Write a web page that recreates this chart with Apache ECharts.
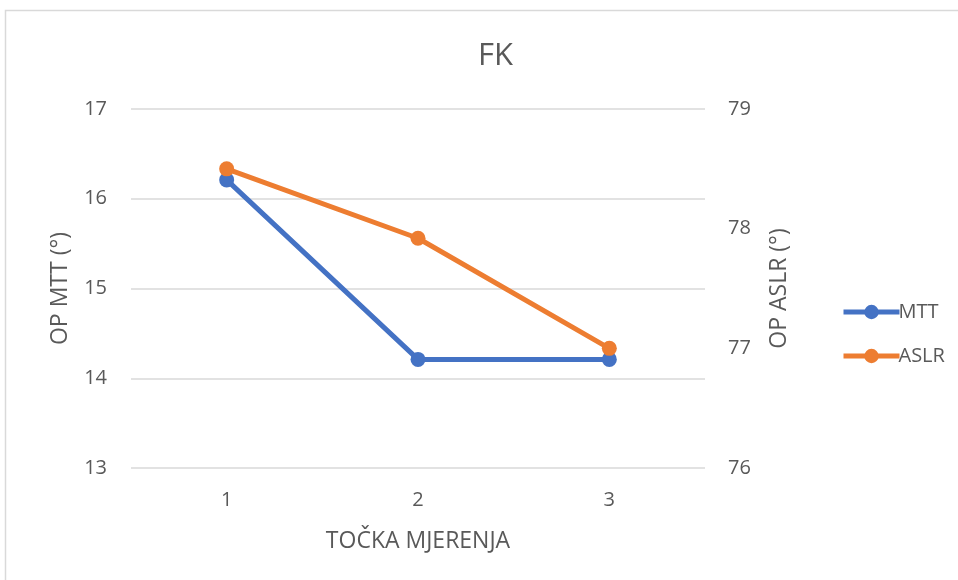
<!DOCTYPE html>
<html>
<head>
<meta charset="utf-8">
<script src="https://cdn.jsdelivr.net/npm/echarts@6/dist/echarts.min.js"></script>
<style>
  html, body { margin: 0; padding: 0; background: #fff; }
  #chart { width: 958px; height: 580px; }
</style>
</head>
<body>
<div id="chart"></div>
<script>
// data
var categories = ['1', '2', '3'];
var mttValues = [16.21, 14.21, 14.21];
var aslrValues = [78.5, 77.92, 77.0];

var textColor = '#595959';
var font = '"Open Sans", "Noto Sans", sans-serif';

var chart = echarts.init(document.getElementById('chart'));

chart.setOption({
      animation: false,
      textStyle: { fontFamily: font },
      // outer chart frame
      graphic: [{
            type: 'rect',
            shape: { x: 5.5, y: 10.5, width: 960, height: 580 },
            style: { fill: 'none', stroke: '#d9d9d9', lineWidth: 1.5 },
            silent: true
      }],
      title: {
            text: 'FK',
            left: 473,
            top: 36,
            textStyle: { color: textColor, fontSize: 31, fontWeight: 'normal', fontFamily: font }
      },
      legend: {
            orient: 'vertical',
            left: 836,
            top: 297,
            itemWidth: 56,
            itemHeight: 18,
            itemGap: 24,
            lineStyle: { width: 5 },
            textStyle: { color: textColor, fontSize: 20, fontFamily: font, padding: [0, 0, 0, -6] },
            data: ['MTT', 'ASLR']
      },
      grid: {
            left: 131,
            right: 253,
            top: 109,
            bottom: 112
      },
      xAxis: {
            type: 'category',
            data: categories,
            boundaryGap: true,
            axisLine: { show: false },
            axisTick: { show: false },
            axisLabel: { color: textColor, fontSize: 20, margin: 22, fontFamily: font },
            name: 'TOČKA MJERENJA',
            nameLocation: 'middle',
            nameGap: 62,
            nameTextStyle: { color: textColor, fontSize: 23, fontFamily: font }
      },
      yAxis: [
            {
                  type: 'value',
                  min: 13,
                  max: 17,
                  interval: 1,
                  axisLine: { show: false },
                  axisTick: { show: false },
                  axisLabel: { color: textColor, fontSize: 20, margin: 24, fontFamily: font },
                  splitLine: { lineStyle: { color: '#d9d9d9', width: 1.5 } },
                  name: 'OP MTT (°)',
                  nameLocation: 'middle',
                  nameGap: 59,
                  nameTextStyle: { color: textColor, fontSize: 23, fontFamily: font }
            },
            {
                  type: 'value',
                  min: 76,
                  max: 79,
                  interval: 1,
                  axisLine: { show: false },
                  axisTick: { show: false },
                  axisLabel: { color: textColor, fontSize: 20, margin: 23, fontFamily: font },
                  splitLine: { show: false },
                  name: 'OP ASLR (°)',
                  nameLocation: 'middle',
                  nameGap: 63,
                  nameTextStyle: { color: textColor, fontSize: 23, fontFamily: font }
            }
      ],
      series: [
            {
                  name: 'MTT',
                  type: 'line',
                  yAxisIndex: 0,
                  data: mttValues,
                  symbol: 'circle',
                  symbolSize: 15,
                  lineStyle: { color: '#4472C4', width: 5 },
                  itemStyle: { color: '#4472C4' }
            },
            {
                  name: 'ASLR',
                  type: 'line',
                  yAxisIndex: 1,
                  data: aslrValues,
                  symbol: 'circle',
                  symbolSize: 15,
                  lineStyle: { color: '#ED7D31', width: 5 },
                  itemStyle: { color: '#ED7D31' }
            }
      ]
});
</script>
</body>
</html>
══════
Request: Exactly as they appear, print the lines of the listing above from its first line through the line that contains "var chart = echarts.init(document.getElementById('chart'));", minus the pictures.

Task answer:
Write a web page that recreates this chart with Apache ECharts.
<!DOCTYPE html>
<html>
<head>
<meta charset="utf-8">
<script src="https://cdn.jsdelivr.net/npm/echarts@6/dist/echarts.min.js"></script>
<style>
  html, body { margin: 0; padding: 0; background: #fff; }
  #chart { width: 958px; height: 580px; }
</style>
</head>
<body>
<div id="chart"></div>
<script>
// data
var categories = ['1', '2', '3'];
var mttValues = [16.21, 14.21, 14.21];
var aslrValues = [78.5, 77.92, 77.0];

var textColor = '#595959';
var font = '"Open Sans", "Noto Sans", sans-serif';

var chart = echarts.init(document.getElementById('chart'));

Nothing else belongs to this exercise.